Bilamana Facebook Bisa Menyengsarakan Anda

Facebook bikin sedih

Daniel Gulati, saat menulis Passion & Purpose, menemukan betapa Facebook telah membuat banyak orang jadi merasa sengsara. Dalam riset yang dilakukannya, tampak betapa di balik aktivitas menyukai (like), mengomentari, membagi dan memposting, terdapat tendensi kuat untuk merasa iri, cemas, dan bahkan depresi. Dalam salah satu interview yang dia lakukan, ada responden yang berkata, “Meskipun dia teman baikku, aku merasa risih dan gak suka dengan status update-nya.”

Daniel Gulati temukan tiga dampak buruk dari Facebook; bagaimana Facebook bisa menyengsarakan kita. Mari kita tilik bersama:

Pertama, Facebook membuat kita membanding-bandingkan sehingga tampak jelas —dalam istilah saya— “beda nasib” di antara kita.

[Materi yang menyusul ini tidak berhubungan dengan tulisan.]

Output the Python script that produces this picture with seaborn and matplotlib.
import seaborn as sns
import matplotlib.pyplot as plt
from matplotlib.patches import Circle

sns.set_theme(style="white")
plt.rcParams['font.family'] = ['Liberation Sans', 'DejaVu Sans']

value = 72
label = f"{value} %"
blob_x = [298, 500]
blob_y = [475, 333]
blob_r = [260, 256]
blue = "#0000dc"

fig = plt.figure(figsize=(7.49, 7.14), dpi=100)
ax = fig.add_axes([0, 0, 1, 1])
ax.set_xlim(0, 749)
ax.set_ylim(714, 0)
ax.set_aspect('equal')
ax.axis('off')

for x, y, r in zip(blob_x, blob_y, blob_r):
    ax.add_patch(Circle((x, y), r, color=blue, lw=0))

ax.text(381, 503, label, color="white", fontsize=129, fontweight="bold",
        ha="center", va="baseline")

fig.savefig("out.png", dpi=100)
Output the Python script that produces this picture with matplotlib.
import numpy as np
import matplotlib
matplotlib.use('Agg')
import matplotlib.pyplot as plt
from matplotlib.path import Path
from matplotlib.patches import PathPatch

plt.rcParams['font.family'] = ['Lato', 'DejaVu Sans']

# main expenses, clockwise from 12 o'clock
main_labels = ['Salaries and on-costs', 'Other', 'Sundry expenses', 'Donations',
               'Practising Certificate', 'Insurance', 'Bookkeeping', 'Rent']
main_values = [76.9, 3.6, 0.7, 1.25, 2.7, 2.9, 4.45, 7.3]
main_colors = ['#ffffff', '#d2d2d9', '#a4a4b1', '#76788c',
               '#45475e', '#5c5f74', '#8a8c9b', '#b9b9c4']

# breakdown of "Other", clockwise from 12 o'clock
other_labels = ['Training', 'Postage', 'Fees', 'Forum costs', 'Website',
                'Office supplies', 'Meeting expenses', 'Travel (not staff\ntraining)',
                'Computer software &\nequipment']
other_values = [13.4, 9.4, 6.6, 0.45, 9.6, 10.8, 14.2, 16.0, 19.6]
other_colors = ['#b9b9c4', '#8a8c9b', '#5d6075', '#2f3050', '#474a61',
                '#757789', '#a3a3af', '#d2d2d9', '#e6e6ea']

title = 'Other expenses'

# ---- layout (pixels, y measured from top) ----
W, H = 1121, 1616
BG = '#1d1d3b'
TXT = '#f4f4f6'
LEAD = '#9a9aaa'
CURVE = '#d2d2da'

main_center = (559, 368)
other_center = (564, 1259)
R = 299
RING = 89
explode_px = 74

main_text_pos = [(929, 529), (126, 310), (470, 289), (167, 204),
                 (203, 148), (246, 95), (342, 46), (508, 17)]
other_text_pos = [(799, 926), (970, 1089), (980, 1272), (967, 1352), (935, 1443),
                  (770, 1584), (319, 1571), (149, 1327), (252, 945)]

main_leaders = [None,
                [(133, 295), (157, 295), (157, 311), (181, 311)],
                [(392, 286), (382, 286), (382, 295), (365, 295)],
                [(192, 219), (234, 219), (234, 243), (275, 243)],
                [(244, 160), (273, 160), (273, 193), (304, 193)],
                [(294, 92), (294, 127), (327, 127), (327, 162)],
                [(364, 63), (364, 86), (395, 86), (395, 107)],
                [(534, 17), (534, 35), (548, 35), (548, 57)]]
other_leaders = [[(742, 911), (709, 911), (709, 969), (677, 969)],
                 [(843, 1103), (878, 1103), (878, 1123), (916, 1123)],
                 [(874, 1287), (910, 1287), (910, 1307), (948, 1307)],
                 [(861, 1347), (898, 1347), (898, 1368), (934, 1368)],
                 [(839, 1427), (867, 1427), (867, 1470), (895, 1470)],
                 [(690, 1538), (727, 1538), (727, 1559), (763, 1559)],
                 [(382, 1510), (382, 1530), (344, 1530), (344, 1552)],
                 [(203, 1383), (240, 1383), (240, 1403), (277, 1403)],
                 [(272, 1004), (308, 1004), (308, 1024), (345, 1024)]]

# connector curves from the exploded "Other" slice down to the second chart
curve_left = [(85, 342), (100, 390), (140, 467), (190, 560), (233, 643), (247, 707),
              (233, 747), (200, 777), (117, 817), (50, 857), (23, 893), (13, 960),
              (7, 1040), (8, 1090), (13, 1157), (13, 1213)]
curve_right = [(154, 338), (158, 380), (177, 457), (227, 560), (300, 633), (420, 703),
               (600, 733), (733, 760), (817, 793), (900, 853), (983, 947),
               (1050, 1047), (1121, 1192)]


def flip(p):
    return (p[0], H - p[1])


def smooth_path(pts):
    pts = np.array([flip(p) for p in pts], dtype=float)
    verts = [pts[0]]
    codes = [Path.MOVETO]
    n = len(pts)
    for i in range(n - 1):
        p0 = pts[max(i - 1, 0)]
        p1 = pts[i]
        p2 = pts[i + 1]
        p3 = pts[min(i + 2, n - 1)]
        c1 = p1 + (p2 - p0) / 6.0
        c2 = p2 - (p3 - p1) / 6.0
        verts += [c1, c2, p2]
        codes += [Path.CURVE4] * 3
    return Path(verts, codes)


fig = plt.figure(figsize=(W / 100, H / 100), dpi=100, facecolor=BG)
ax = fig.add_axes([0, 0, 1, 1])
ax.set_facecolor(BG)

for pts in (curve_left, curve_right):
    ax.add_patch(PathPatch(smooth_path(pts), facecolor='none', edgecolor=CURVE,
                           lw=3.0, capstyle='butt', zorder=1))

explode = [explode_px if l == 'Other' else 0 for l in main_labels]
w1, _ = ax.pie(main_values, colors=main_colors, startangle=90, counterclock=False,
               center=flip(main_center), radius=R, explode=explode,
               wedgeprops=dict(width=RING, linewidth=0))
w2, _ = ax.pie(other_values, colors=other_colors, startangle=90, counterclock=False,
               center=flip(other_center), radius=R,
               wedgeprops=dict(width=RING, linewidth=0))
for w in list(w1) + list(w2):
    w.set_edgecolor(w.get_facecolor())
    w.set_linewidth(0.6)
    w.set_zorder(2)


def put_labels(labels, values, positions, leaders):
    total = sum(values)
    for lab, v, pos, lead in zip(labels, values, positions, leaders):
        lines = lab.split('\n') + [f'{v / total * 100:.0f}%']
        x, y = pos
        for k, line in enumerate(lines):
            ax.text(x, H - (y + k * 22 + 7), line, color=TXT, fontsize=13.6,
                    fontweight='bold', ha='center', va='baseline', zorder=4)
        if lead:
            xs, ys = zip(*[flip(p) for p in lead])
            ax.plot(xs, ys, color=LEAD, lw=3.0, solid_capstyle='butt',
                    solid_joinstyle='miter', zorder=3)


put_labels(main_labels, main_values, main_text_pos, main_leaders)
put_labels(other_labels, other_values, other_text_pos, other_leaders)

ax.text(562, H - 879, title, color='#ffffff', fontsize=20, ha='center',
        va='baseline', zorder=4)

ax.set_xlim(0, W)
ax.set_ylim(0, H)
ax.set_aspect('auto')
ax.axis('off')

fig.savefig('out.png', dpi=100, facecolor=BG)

Karena yang jadi editor di status update Facebook adalah diri kita masing-masing, maka ada tendensi bias yang besar untuk berbagi perihal yang baik-baik saja. Sementara perihal yang datar dan boring, atau bagian yang negatif sengaja disembunyikan. Tentu saja ini wajar, bukan. Maka mari kita bayangkan dampaknya.

Dengan posting update semisal, “Horee, aku baru dipromosikan dan naik gaji! Yes yes yes! :-)” atau “Mobil baru niiih. Alhamdulillah” atau “Syip syip, setelah susyah payah, akhirnya dapet juga iPad 3 dari relasi di Aussie” atau “Syiiik, lagi di Paris niiih!” Ini bisa menciptakan budaya kompetisi online dan membanding-bandingkan nasib. Mereka yang punya semangat kompetitif kuat akan selalu merasa “panas” ketika melihat relasi/temannya mendapat perihal baik. Dia juga ingin menyamai atau menyaingi. Minimal, dia bisa merasa kurang suka dengan status update itu. Dia bisa jadi bimbang dg ukuran sukses yang sebelumnya dia punya dan yakini.

Dan kita tahu, membanding-bandingkan nasib dengan orang yang (kelihatannya) lebih sukses/beruntung, itu adalah rumus manjur untuk merasa gerah dan sengsara. Padahal kita juga tidak tahu apakah yang bersangkutan itu sebenarnya punya sisi kehidupan yang datar, membosankan, dan bahkan menyedihkan.

Kita memang rata-rata kurang pandai menilai kebahagiaan orang lain yang sesungguhnya. Banyak orang di Facebook hanya akan membagikan apa-apa yang membuat mereka jadi tampak keren, pintar, sukses, dan seterusnya. Tapi bukankah setiap kita punya masalah, seberapapun suksesnya kita. Dan bahkan tidak mengapa bila ukuran/definisi “sukses” kita tetap berbeda dari orang lain.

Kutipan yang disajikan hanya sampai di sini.